Toronto, ECW Press. c1986. 78pp, paper. ISBN 0-920763-33-2 (cloth) $18.00. 0-920763-31-6 (paper) $9.00. CIP
Volume 15 Number 2
John Newlove continues to be one of Canada's more important poets. In reading The Night the Dog Smiled, I was reminded of Keats's famous and problematical dictum, "Beauty is truth, truth beauty" and how Newlove conies down so strongly on both sides of the equation. And like Keats, Newlove is, "not interested in rainbows/but in the sky itself, the serene/not the spectacular: the permanent." In his search for truth (and salvation) he moves through a wide range of emotions, including more humour in this volume than in previous ones.

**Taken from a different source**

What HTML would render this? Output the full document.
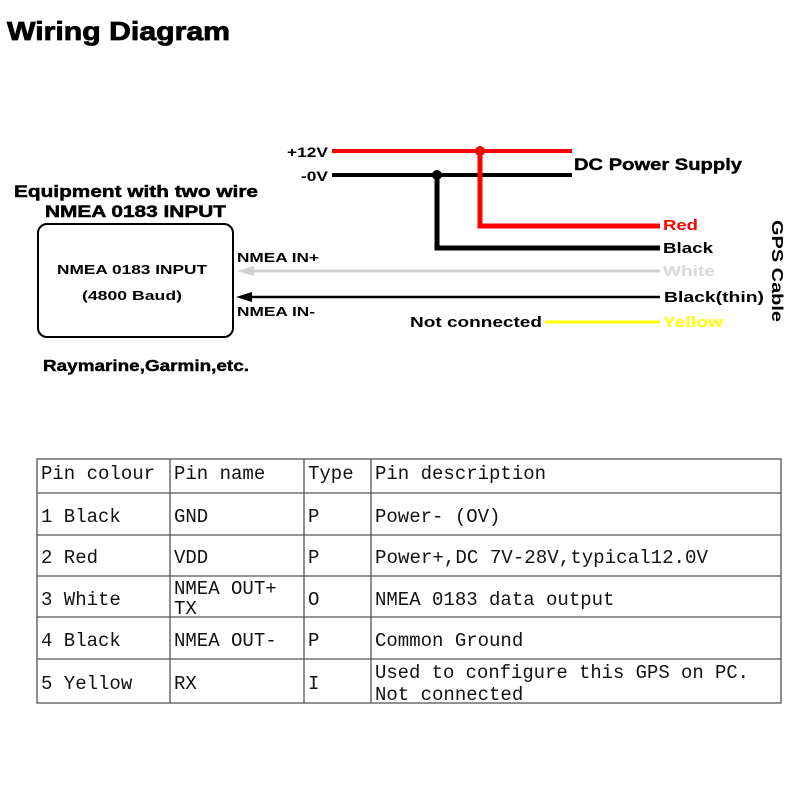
<!DOCTYPE html>
<html><head><meta charset="utf-8"><style>
html,body{margin:0;padding:0;background:#fff;}
svg{display:block}
.b{font-family:"Liberation Sans",sans-serif;font-weight:bold;}
.m{font-family:"Liberation Mono","Noto Sans CJK SC",monospace;font-size:19px;fill:#111;}
</style></head><body>
<svg width="800" height="800" viewBox="0 0 800 800" xmlns="http://www.w3.org/2000/svg">
<text class="b" x="7" y="40" font-size="26" textLength="223" lengthAdjust="spacingAndGlyphs" stroke="#000" stroke-width="0.8">Wiring Diagram</text>

<text class="b" x="14" y="197" font-size="17" textLength="244" lengthAdjust="spacingAndGlyphs" stroke="#000" stroke-width="0.5">Equipment with two wire</text>
<text class="b" x="45" y="217" font-size="17" textLength="181" lengthAdjust="spacingAndGlyphs" stroke="#000" stroke-width="0.5">NMEA 0183 INPUT</text>
<rect x="38" y="224" width="195" height="113" rx="9" fill="none" stroke="#000" stroke-width="2"/>
<text class="b" x="57" y="274" font-size="13" textLength="150" lengthAdjust="spacingAndGlyphs">NMEA 0183 INPUT</text>
<text class="b" x="82" y="300" font-size="13" textLength="100" lengthAdjust="spacingAndGlyphs">(4800 Baud)</text>
<text class="b" x="43" y="371" font-size="16" textLength="206" lengthAdjust="spacingAndGlyphs" stroke="#000" stroke-width="0.4">Raymarine,Garmin,etc.</text>

<text class="b" x="287" y="157" font-size="14" textLength="41" lengthAdjust="spacingAndGlyphs">+12V</text>
<text class="b" x="301" y="181" font-size="14" textLength="27" lengthAdjust="spacingAndGlyphs">-0V</text>
<line x1="332" y1="151" x2="572" y2="151" stroke="#f00" stroke-width="4"/>
<line x1="332" y1="175" x2="572" y2="175" stroke="#000" stroke-width="4"/>
<polyline points="480,151 480,226 660,226" fill="none" stroke="#f00" stroke-width="5"/>
<polyline points="437,175 437,248 660,248" fill="none" stroke="#000" stroke-width="5"/>
<circle cx="480" cy="151" r="5" fill="#f00"/>
<circle cx="437" cy="175" r="5" fill="#000"/>
<text class="b" x="574" y="170" font-size="17" textLength="168" lengthAdjust="spacingAndGlyphs" stroke="#000" stroke-width="0.4">DC Power Supply</text>

<line x1="660" y1="271" x2="250" y2="271" stroke="#d0d0d0" stroke-width="3"/>
<polygon points="237,271 254,266 254,276" fill="#d0d0d0"/>
<line x1="660" y1="297" x2="248" y2="297" stroke="#000" stroke-width="2.5"/>
<polygon points="236,297 252,292 252,302" fill="#000"/>
<line x1="545" y1="322" x2="660" y2="322" stroke="#ffff00" stroke-width="3"/>
<text class="b" x="237" y="262" font-size="13" textLength="82" lengthAdjust="spacingAndGlyphs">NMEA IN+</text>
<text class="b" x="237" y="316" font-size="13" textLength="78" lengthAdjust="spacingAndGlyphs">NMEA IN-</text>
<text class="b" x="410" y="327" font-size="15" textLength="132" lengthAdjust="spacingAndGlyphs">Not connected</text>
<text class="b" x="663" y="230" font-size="15" fill="#f00" textLength="35" lengthAdjust="spacingAndGlyphs">Red</text>
<text class="b" x="663" y="253" font-size="15" textLength="50" lengthAdjust="spacingAndGlyphs">Black</text>
<text class="b" x="663" y="276" font-size="15" fill="#d8d8d8" textLength="52" lengthAdjust="spacingAndGlyphs">White</text>
<text class="b" x="664" y="302" font-size="15" textLength="100" lengthAdjust="spacingAndGlyphs">Black(thin)</text>
<text class="b" x="663" y="327" font-size="15" fill="#ffff00" textLength="60" lengthAdjust="spacingAndGlyphs">Yellow</text>
<text class="b" x="772" y="220" font-size="16" transform="rotate(90 772 220)" textLength="102" lengthAdjust="spacingAndGlyphs">GPS Cable</text>

<g stroke="#555" stroke-width="1.3" fill="none">
<rect x="37" y="459" width="744" height="244"/>
<line x1="37" y1="493" x2="781" y2="493"/>
<line x1="37" y1="535" x2="781" y2="535"/>
<line x1="37" y1="576" x2="781" y2="576"/>
<line x1="37" y1="617" x2="781" y2="617"/>
<line x1="37" y1="659" x2="781" y2="659"/>
<line x1="170" y1="459" x2="170" y2="703"/>
<line x1="304" y1="459" x2="304" y2="703"/>
<line x1="371" y1="459" x2="371" y2="703"/>
</g>
<g class="m">
<text x="41" y="479">Pin colour</text>
<text x="174" y="479">Pin name</text>
<text x="308" y="479">Type</text>
<text x="375" y="479">Pin description</text>
<text x="41" y="522">1 Black</text>
<text x="174" y="522">GND</text>
<text x="308" y="522">P</text>
<text x="375" y="522">Power- (OV)</text>
<text x="41" y="563">2 Red</text>
<text x="174" y="563">VDD</text>
<text x="308" y="563">P</text>
<text x="375" y="563" textLength="333" lengthAdjust="spacingAndGlyphs">Power+,DC 7V-28V,typical12.0V</text>
<text x="41" y="605">3 White</text>
<text x="174" y="594">NMEA OUT+</text>
<text x="174" y="614">TX</text>
<text x="308" y="605">O</text>
<text x="375" y="605">NMEA 0183 data output</text>
<text x="41" y="646">4 Black</text>
<text x="174" y="646">NMEA OUT-</text>
<text x="308" y="646">P</text>
<text x="375" y="646">Common Ground</text>
<text x="41" y="689">5 Yellow</text>
<text x="174" y="689">RX</text>
<text x="308" y="689">I</text>
<text x="375" y="678" textLength="374" lengthAdjust="spacingAndGlyphs">Used to configure this GPS on PC.</text>
<text x="375" y="700">Not connected</text>
</g>
</svg>
</body></html>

The poems are carefully crafted. Newlove uses diction with much control and moves from clipped, short poems to flowing longer ones, like the serial poem, "Whit Philharmonic Novels," which, like music, picks up earlier lines from the text and reworks them. Nature and the universe are still destructive and threatening and in their portrayal Newlove's insights seem very Canadian. He concludes with a very disturbing prose poem about a baby being sliced (ugh) into "thin sheets." The Night the Dog Smiled is certainly recommended for all lovers of good poetry.